WHAT THE TASK REQUIRES:
Carry none of the pictures over; set down the material below exactly.

<<<<

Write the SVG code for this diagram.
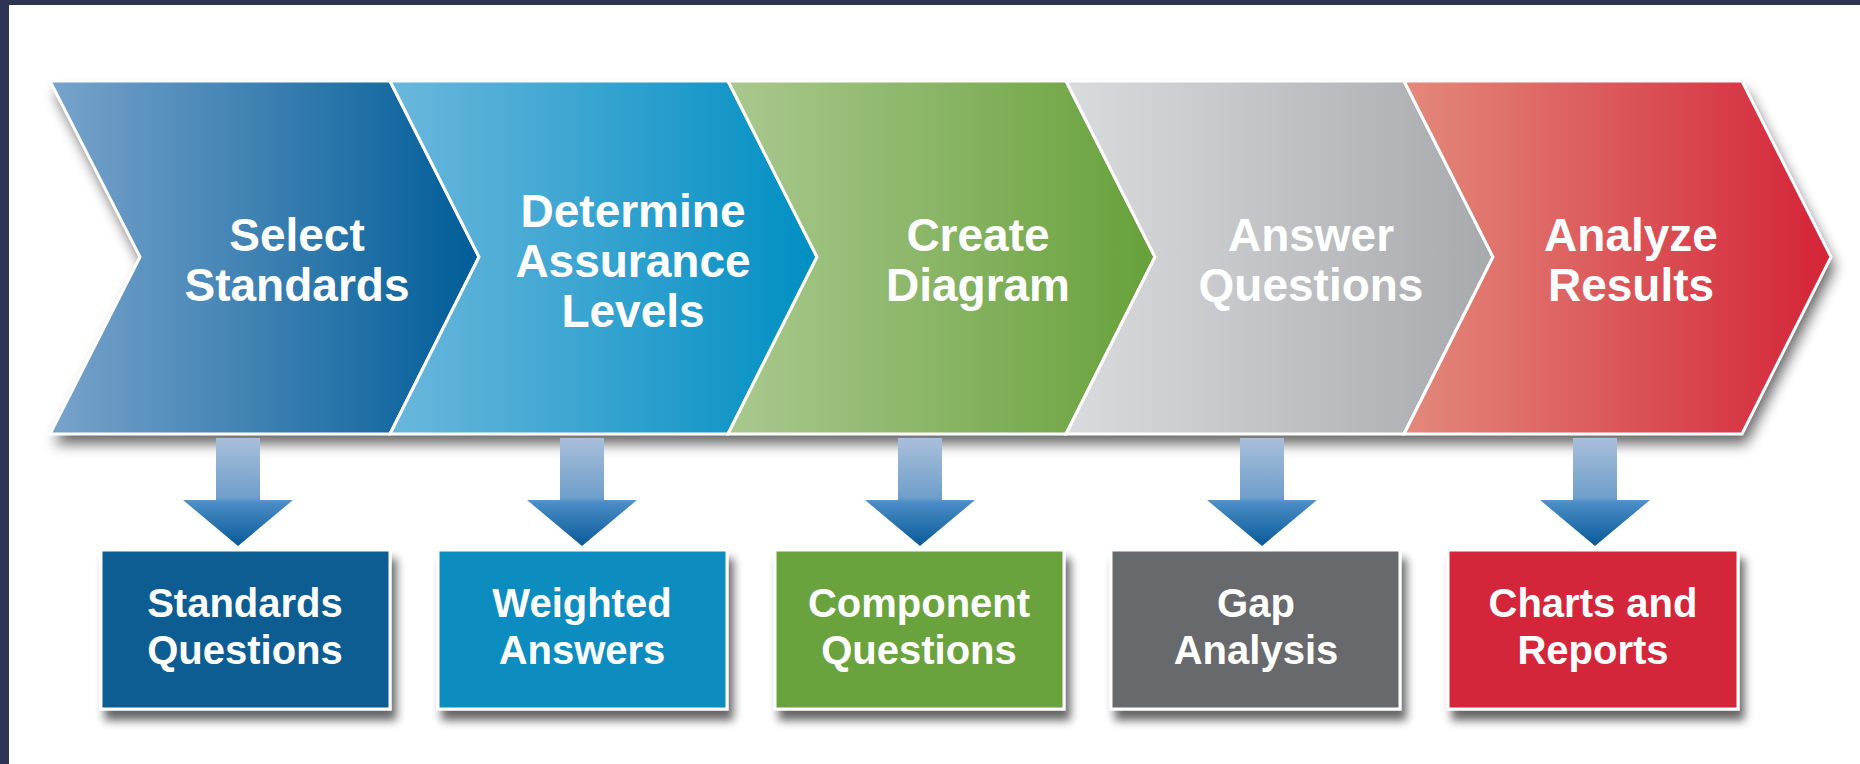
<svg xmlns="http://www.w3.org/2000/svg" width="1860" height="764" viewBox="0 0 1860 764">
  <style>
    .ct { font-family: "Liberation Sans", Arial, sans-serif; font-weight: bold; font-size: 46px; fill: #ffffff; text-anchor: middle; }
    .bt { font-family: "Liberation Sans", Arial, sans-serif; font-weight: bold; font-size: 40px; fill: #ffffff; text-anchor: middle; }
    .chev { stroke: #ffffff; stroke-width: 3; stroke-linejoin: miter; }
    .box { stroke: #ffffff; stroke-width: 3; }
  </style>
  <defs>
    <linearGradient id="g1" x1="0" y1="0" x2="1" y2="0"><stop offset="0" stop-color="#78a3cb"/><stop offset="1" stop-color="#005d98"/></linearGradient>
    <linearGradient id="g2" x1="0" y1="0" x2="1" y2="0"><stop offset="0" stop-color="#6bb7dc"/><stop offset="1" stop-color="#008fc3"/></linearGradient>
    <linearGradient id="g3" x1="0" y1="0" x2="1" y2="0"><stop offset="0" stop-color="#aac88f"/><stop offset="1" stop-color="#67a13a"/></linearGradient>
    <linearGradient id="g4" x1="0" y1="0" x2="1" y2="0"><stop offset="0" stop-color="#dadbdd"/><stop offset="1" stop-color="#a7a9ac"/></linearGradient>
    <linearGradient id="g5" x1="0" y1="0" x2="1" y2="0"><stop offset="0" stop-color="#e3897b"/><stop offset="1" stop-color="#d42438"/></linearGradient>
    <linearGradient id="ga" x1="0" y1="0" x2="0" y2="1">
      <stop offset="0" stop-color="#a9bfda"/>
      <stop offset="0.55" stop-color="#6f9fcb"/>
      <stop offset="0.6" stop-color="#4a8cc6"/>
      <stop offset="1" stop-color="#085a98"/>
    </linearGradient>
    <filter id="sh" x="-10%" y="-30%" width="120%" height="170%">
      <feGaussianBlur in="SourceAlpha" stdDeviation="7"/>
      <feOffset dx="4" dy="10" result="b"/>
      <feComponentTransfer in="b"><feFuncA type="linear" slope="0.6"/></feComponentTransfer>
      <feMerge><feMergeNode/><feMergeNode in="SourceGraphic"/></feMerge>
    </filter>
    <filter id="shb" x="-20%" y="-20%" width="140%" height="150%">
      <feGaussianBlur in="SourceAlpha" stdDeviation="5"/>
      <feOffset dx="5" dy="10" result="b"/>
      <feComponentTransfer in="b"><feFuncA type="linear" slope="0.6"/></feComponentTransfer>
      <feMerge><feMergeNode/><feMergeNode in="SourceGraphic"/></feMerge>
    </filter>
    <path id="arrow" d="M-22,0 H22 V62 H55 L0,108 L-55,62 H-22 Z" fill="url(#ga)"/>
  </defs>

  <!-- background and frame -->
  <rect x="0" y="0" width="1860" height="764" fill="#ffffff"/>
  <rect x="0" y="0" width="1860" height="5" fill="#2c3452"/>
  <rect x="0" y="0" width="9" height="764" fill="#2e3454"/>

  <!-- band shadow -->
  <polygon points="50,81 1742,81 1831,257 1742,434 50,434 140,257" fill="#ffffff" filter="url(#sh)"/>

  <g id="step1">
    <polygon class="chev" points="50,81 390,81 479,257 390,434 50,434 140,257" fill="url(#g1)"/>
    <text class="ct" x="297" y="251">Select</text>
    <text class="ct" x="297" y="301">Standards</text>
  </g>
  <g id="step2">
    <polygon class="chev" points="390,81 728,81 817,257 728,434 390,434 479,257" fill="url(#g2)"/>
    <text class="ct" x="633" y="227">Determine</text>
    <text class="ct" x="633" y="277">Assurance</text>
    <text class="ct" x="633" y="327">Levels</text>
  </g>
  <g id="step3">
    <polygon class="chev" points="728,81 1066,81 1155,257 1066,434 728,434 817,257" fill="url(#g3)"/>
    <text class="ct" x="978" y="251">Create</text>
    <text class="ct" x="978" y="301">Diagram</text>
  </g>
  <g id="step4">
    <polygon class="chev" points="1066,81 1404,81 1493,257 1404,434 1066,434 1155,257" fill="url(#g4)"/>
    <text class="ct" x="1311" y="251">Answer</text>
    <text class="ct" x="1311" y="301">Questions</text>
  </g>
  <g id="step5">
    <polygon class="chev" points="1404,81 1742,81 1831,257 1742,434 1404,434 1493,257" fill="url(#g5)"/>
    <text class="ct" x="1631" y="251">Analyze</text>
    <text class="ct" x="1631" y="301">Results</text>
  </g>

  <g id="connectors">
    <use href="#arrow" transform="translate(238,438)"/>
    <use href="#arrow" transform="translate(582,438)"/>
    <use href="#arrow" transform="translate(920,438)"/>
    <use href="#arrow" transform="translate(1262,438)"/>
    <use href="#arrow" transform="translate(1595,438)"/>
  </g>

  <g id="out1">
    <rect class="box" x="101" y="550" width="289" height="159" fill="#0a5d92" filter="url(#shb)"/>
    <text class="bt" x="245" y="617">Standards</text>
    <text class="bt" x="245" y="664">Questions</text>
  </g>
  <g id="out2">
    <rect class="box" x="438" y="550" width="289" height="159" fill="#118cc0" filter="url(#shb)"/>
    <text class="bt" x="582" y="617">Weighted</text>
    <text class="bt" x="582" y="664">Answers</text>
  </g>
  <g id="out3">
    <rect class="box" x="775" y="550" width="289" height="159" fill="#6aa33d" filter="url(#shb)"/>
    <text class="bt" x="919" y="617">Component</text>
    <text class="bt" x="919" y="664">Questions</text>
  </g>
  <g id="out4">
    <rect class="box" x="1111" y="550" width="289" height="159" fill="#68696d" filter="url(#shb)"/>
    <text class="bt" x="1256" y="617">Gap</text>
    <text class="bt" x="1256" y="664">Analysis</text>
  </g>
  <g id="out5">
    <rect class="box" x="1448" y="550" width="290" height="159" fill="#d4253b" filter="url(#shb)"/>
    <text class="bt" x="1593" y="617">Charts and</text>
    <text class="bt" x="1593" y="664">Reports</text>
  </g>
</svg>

>>>>

TASK ANSWER:
Write the SVG code for this diagram.
<svg xmlns="http://www.w3.org/2000/svg" width="1860" height="764" viewBox="0 0 1860 764">
  <style>
    .ct { font-family: "Liberation Sans", Arial, sans-serif; font-weight: bold; font-size: 46px; fill: #ffffff; text-anchor: middle; }
    .bt { font-family: "Liberation Sans", Arial, sans-serif; font-weight: bold; font-size: 40px; fill: #ffffff; text-anchor: middle; }
    .chev { stroke: #ffffff; stroke-width: 3; stroke-linejoin: miter; }
    .box { stroke: #ffffff; stroke-width: 3; }
  </style>
  <defs>
    <linearGradient id="g1" x1="0" y1="0" x2="1" y2="0"><stop offset="0" stop-color="#78a3cb"/><stop offset="1" stop-color="#005d98"/></linearGradient>
    <linearGradient id="g2" x1="0" y1="0" x2="1" y2="0"><stop offset="0" stop-color="#6bb7dc"/><stop offset="1" stop-color="#008fc3"/></linearGradient>
    <linearGradient id="g3" x1="0" y1="0" x2="1" y2="0"><stop offset="0" stop-color="#aac88f"/><stop offset="1" stop-color="#67a13a"/></linearGradient>
    <linearGradient id="g4" x1="0" y1="0" x2="1" y2="0"><stop offset="0" stop-color="#dadbdd"/><stop offset="1" stop-color="#a7a9ac"/></linearGradient>
    <linearGradient id="g5" x1="0" y1="0" x2="1" y2="0"><stop offset="0" stop-color="#e3897b"/><stop offset="1" stop-color="#d42438"/></linearGradient>
    <linearGradient id="ga" x1="0" y1="0" x2="0" y2="1">
      <stop offset="0" stop-color="#a9bfda"/>
      <stop offset="0.55" stop-color="#6f9fcb"/>
      <stop offset="0.6" stop-color="#4a8cc6"/>
      <stop offset="1" stop-color="#085a98"/>
    </linearGradient>
    <filter id="sh" x="-10%" y="-30%" width="120%" height="170%">
      <feGaussianBlur in="SourceAlpha" stdDeviation="7"/>
      <feOffset dx="4" dy="10" result="b"/>
      <feComponentTransfer in="b"><feFuncA type="linear" slope="0.6"/></feComponentTransfer>
      <feMerge><feMergeNode/><feMergeNode in="SourceGraphic"/></feMerge>
    </filter>
    <filter id="shb" x="-20%" y="-20%" width="140%" height="150%">
      <feGaussianBlur in="SourceAlpha" stdDeviation="5"/>
      <feOffset dx="5" dy="10" result="b"/>
      <feComponentTransfer in="b"><feFuncA type="linear" slope="0.6"/></feComponentTransfer>
      <feMerge><feMergeNode/><feMergeNode in="SourceGraphic"/></feMerge>
    </filter>
    <path id="arrow" d="M-22,0 H22 V62 H55 L0,108 L-55,62 H-22 Z" fill="url(#ga)"/>
  </defs>

  <!-- background and frame -->
  <rect x="0" y="0" width="1860" height="764" fill="#ffffff"/>
  <rect x="0" y="0" width="1860" height="5" fill="#2c3452"/>
  <rect x="0" y="0" width="9" height="764" fill="#2e3454"/>

  <!-- band shadow -->
  <polygon points="50,81 1742,81 1831,257 1742,434 50,434 140,257" fill="#ffffff" filter="url(#sh)"/>

  <g id="step1">
    <polygon class="chev" points="50,81 390,81 479,257 390,434 50,434 140,257" fill="url(#g1)"/>
    <text class="ct" x="297" y="251">Select</text>
    <text class="ct" x="297" y="301">Standards</text>
  </g>
  <g id="step2">
    <polygon class="chev" points="390,81 728,81 817,257 728,434 390,434 479,257" fill="url(#g2)"/>
    <text class="ct" x="633" y="227">Determine</text>
    <text class="ct" x="633" y="277">Assurance</text>
    <text class="ct" x="633" y="327">Levels</text>
  </g>
  <g id="step3">
    <polygon class="chev" points="728,81 1066,81 1155,257 1066,434 728,434 817,257" fill="url(#g3)"/>
    <text class="ct" x="978" y="251">Create</text>
    <text class="ct" x="978" y="301">Diagram</text>
  </g>
  <g id="step4">
    <polygon class="chev" points="1066,81 1404,81 1493,257 1404,434 1066,434 1155,257" fill="url(#g4)"/>
    <text class="ct" x="1311" y="251">Answer</text>
    <text class="ct" x="1311" y="301">Questions</text>
  </g>
  <g id="step5">
    <polygon class="chev" points="1404,81 1742,81 1831,257 1742,434 1404,434 1493,257" fill="url(#g5)"/>
    <text class="ct" x="1631" y="251">Analyze</text>
    <text class="ct" x="1631" y="301">Results</text>
  </g>

  <g id="connectors">
    <use href="#arrow" transform="translate(238,438)"/>
    <use href="#arrow" transform="translate(582,438)"/>
    <use href="#arrow" transform="translate(920,438)"/>
    <use href="#arrow" transform="translate(1262,438)"/>
    <use href="#arrow" transform="translate(1595,438)"/>
  </g>

  <g id="out1">
    <rect class="box" x="101" y="550" width="289" height="159" fill="#0a5d92" filter="url(#shb)"/>
    <text class="bt" x="245" y="617">Standards</text>
    <text class="bt" x="245" y="664">Questions</text>
  </g>
  <g id="out2">
    <rect class="box" x="438" y="550" width="289" height="159" fill="#118cc0" filter="url(#shb)"/>
    <text class="bt" x="582" y="617">Weighted</text>
    <text class="bt" x="582" y="664">Answers</text>
  </g>
  <g id="out3">
    <rect class="box" x="775" y="550" width="289" height="159" fill="#6aa33d" filter="url(#shb)"/>
    <text class="bt" x="919" y="617">Component</text>
    <text class="bt" x="919" y="664">Questions</text>
  </g>
  <g id="out4">
    <rect class="box" x="1111" y="550" width="289" height="159" fill="#68696d" filter="url(#shb)"/>
    <text class="bt" x="1256" y="617">Gap</text>
    <text class="bt" x="1256" y="664">Analysis</text>
  </g>
  <g id="out5">
    <rect class="box" x="1448" y="550" width="290" height="159" fill="#d4253b" filter="url(#shb)"/>
    <text class="bt" x="1593" y="617">Charts and</text>
    <text class="bt" x="1593" y="664">Reports</text>
  </g>
</svg>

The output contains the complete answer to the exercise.